Last week’s Global Social networking event focused the conversation on Vietnam and Southeast Asia; speakers from Peace Trees Vietnam and Partners Asia gave brief presentations on their work and opened the floor for questions
Michael Auch, Executive Director of Peace Trees Vietnam, discussed his organization’s goals and outlined five ongoing projects: mine risk education and de-mining; survivor assistance; citizen diplomacy trips, during which US citizens visit parts of Vietnam; building libraries and kindergartens; and microlending programs. Auch gave a brief overview of each project and highlighted PTV’s goal of integrating and leveraging the programs with each other to create a stronger presence in Vietnam that would provide a broader variety of services to the local populations.

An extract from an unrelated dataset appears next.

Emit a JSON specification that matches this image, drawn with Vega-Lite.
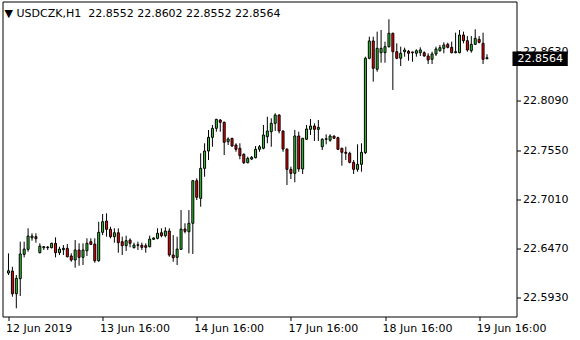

Therese Caouette, Executive Director of Partners Asia, spoke about her ongoing work in Burma and focused particularly on Burma’s potential for growth in the coming years. In the last 18 months, Caouette said, Burma has experienced massive changes and newfound openness and this in turn allows her to speak more freely about Partners Asia’s work in the country. Partners Asia works mostly with populations in the rural border areas of Burma, as these groups are often desperately poor and vulnerable to exploitation and trafficking. The organization functions primarily as a small grant maker and instrument of community-led change.
Pwint Htun, a board member of Partners Asia and telecommunications consultant, spoke briefly about the trend toward openness and mobile communications in Burma; 95-95% of Burmese people, she said, lack access to financial services and about 95% have no access to communication services. The rapid increase in availability and ease of communication means that a new system must be designed in Burma “with the poorest people in mind,” as they stand to benefit the most from regulation and social change.
Before and after the presentations, Global Social attendees sampled Vietnamese sandwiches, sipped wine, and chatted with each other about their own work in Southeast Asia.